The old-fashioned way of allowing ordinary users to mount transient filesystems is to put the user
mount option on an fstab, typically combined with noauto
. user
automatically implies three other options: nosuid
, nodev
and noexec
. These options disable setuid/setgid files (those bits have no effect), device files (device nodes have no effect), and executable files (the executable bit is ignored except on directories) respectively. The nosuid
and nodev
options are critical; noexec
can be disabled (by adding exec
after user
) in almost all situations. Here's a typical fstab line for a removable device:
/dev/cdrom /media/cdrom iso9660 noauto,user,exec
A more modern method to allow users to mount removable devices is to install the pmount
program. This program has more flexible policies than fstab, which only allows a predefined list. Pmount enforces several constraints, including requiring that the device be declared as removable and the mount point be an empty directory under /media
.
For network resources, the traditional approach to go beyond a predefined list is an automounter. The automounter is typically configured to allow users to mount only network filesystems (NFS, Samba), only from vetted hosts (or at least only inside a domain), with predefined options including nodev
and nosuid
.
A more modern approach to allowing users to mount filesystems is to move the filesystem driver out of the kernel.
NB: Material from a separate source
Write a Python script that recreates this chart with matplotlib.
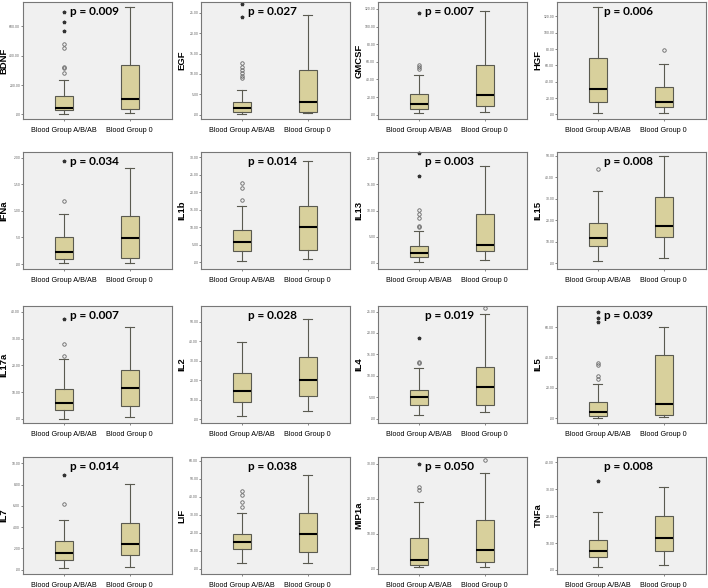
import matplotlib
matplotlib.use('Agg')
import matplotlib.pyplot as plt
import numpy as np

# analytes and p-values (reading order: row by row)
markers = ['BDNF', 'EGF', 'GMCSF', 'HGF', 'IFNa', 'IL1b', 'IL13', 'IL15',
           'IL17a', 'IL2', 'IL4', 'IL5', 'IL7', 'LIF', 'MIP1a', 'TNFa']
p_values = ['0.009', '0.027', '0.007', '0.006', '0.034', '0.014', '0.003', '0.008',
            '0.007', '0.028', '0.019', '0.039', '0.014', '0.038', '0.050', '0.008']
groups = ['Blood Group A/B/AB', 'Blood Group 0']

# Blood group A/B/AB box statistics
whislo_a = [2, 0.1, 1.5, 1.6, 0.01, 0.3, 0.19, 1.1, 0.1, 1.5, 0.9, 0, 0.2, 3, 0.5, 1]
q1_a = [31, 0.7, 6.3, 15.6, 0.094, 3.3, 1.06, 7.8, 3.4, 8.6, 3.2, 1.1, 0.9, 11, 1, 5]
med_a = [47, 1.5, 11.9, 31.6, 0.23, 5.9, 1.86, 11.8, 5.8, 14.4, 5.1, 3.9, 1.6, 15, 2.5, 7]
q3_a = [124, 3.0, 23.7, 69.6, 0.5, 9.1, 3.29, 18.8, 11.1, 23.7, 6.6, 10.5, 2.7, 19, 8.8, 11]
whishi_a = [231, 6.1, 45.6, 131.2, 0.94, 16.2, 6.02, 33.6, 22.4, 39.7, 11.9, 22.7, 4.7, 31, 19, 21.5]
outliers_a = [[280, 313, 324, 453, 480], [9.0, 9.6, 10.2, 11.0, 11.6, 12.6], [52.2, 54.4, 56.7], [],
              [1.19], [17.9, 21.3, 22.6], [6.9, 7.1, 8.6, 9.4, 10.1], [43.7],
              [23.4, 27.9], [], [12.9, 13.2], [26, 28, 35, 36.7],
              [6.2], [34, 37, 41, 43], [22.5, 23.5], []]
extremes_a = [[569, 627, 693], [24.1, 27.3], [114.8], [], [1.94], [], [16.6, 21.1], [],
              [37.5], [], [18.8], [63.8, 66, 70], [8.9], [], [30], [33]]

# Blood group 0 box statistics
whislo_o = [9, 0.3, 2.6, 1.6, 0.01, 1.0, 0.5, 2.4, 0.7, 4.1, 1.5, 0.4, 0.3, 3, 0.5, 2]
q1_o = [36, 0.6, 10.4, 8.8, 0.106, 3.5, 2.2, 12.1, 5.0, 11.7, 3.2, 1.7, 1.4, 9, 2, 7]
med_o = [104, 3.0, 22.2, 15.2, 0.49, 10.0, 3.4, 17.3, 11.4, 20.3, 7.5, 9.2, 2.4, 19, 5.5, 12]
q3_o = [336, 10.9, 56.3, 34, 0.9, 16.1, 9.3, 30.9, 18.3, 31.9, 12.0, 41.7, 4.4, 31, 14, 20]
whishi_o = [731, 24.5, 117.8, 62, 1.81, 28.9, 18.6, 49.7, 34.3, 51.5, 24.4, 60.5, 8.1, 52, 27.5, 31]
outliers_o = [[], [], [], [78.4], [], [], [], [], [], [], [25.8], [], [], [], [31], []]

# y axis ranges and tick steps
y_low = [-31, -1.1, -4.8, -5.6, -0.094, -1.9, -1.2, -2.75, -1.5, -2.0, -1.0, -3.3, -0.4, -3, -1.5, -1.5]
y_high = [764, 27.7, 127.8, 137.6, 2.11, 31.5, 21.2, 51.7, 42.2, 58.1, 26.3, 74.2, 10.6, 62, 32, 42]
y_step = [200, 5, 20, 20, 0.5, 5, 5, 10, 10, 10, 5, 20, 2, 10, 10, 10]

BOX_COLOR = '#d8d09c'
EDGE = '#5a5a50'


def spss_fmt(v):
    s = f'{v:.2f}'
    return s[1:] if s.startswith('0') else s


fig = plt.figure(figsize=(7.08, 5.88), dpi=100)
fig.patch.set_facecolor('white')

col_left = [23, 201, 378, 557]
row_top = [2, 152, 306, 457]
ax_w, ax_h = 149, 117

for i, name in enumerate(markers):
    r, c = divmod(i, 4)
    ax = fig.add_axes([col_left[c] / 708, 1 - (row_top[r] + ax_h) / 588,
                       ax_w / 708, ax_h / 588])
    ax.set_facecolor('#f0f0f0')

    stats = [
        dict(med=med_a[i], q1=q1_a[i], q3=q3_a[i], whislo=whislo_a[i],
             whishi=whishi_a[i], fliers=outliers_a[i]),
        dict(med=med_o[i], q1=q1_o[i], q3=q3_o[i], whislo=whislo_o[i],
             whishi=whishi_o[i], fliers=outliers_o[i]),
    ]
    ax.bxp(stats, positions=[1, 2], widths=0.27, patch_artist=True,
           boxprops=dict(facecolor=BOX_COLOR, edgecolor=EDGE, linewidth=0.8),
           medianprops=dict(color='black', linewidth=1.5),
           whiskerprops=dict(color=EDGE, linewidth=0.8),
           capprops=dict(color=EDGE, linewidth=0.8),
           flierprops=dict(marker='o', markersize=2.5, markerfacecolor='none',
                           markeredgecolor='#666666', markeredgewidth=0.6))
    if extremes_a[i]:
        ax.plot([1] * len(extremes_a[i]), extremes_a[i], linestyle='none',
                marker='*', markersize=2.5, color='#333333', clip_on=False)

    ax.set_xlim(0.38, 2.64)
    ax.set_ylim(y_low[i], y_high[i])
    ticks = np.arange(0, y_high[i] + 1e-9, y_step[i])
    ax.set_yticks(ticks)
    ax.set_yticklabels([spss_fmt(t) for t in ticks], fontsize=2.2, color='#555555')
    ax.set_xticks([1, 2])
    ax.set_xticklabels(groups, fontsize=5.2, family='Liberation Sans')
    ax.tick_params(axis='y', length=1.2, width=0.5, color='#555555', pad=0.8)
    ax.tick_params(axis='x', length=1.5, width=0.5, color='#555555', pad=4)
    for sp in ax.spines.values():
        sp.set_color('#777777')
        sp.set_linewidth(0.8)

    ax.set_ylabel(name, fontsize=6.8, fontweight='bold', family='Liberation Sans',
                  va='center')
    ax.yaxis.set_label_coords(-0.128, 0.5)
    ax.text(0.48, 0.92, f'p = {p_values[i]}', transform=ax.transAxes,
            ha='center', va='center', fontsize=8.5, fontweight='bold', family='Lato')

fig.savefig('out.png', dpi=100, facecolor='white')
FUSE is the de facto standard here (on Solaris, Linux, *BSD, OSX). The user must have access to the underlying device (if any) since all device accesses are performed by an unprivileged process. For the same reason, a bug in the filesystem driver will not compromise the security of the operating system. The user must own the mount point, so he will not be able to make files appear where he could otherwise not make files appear. Setuid and setgid bits are ignored. It is, however, possible to make files be owned by any user, no just the user doing the mounting.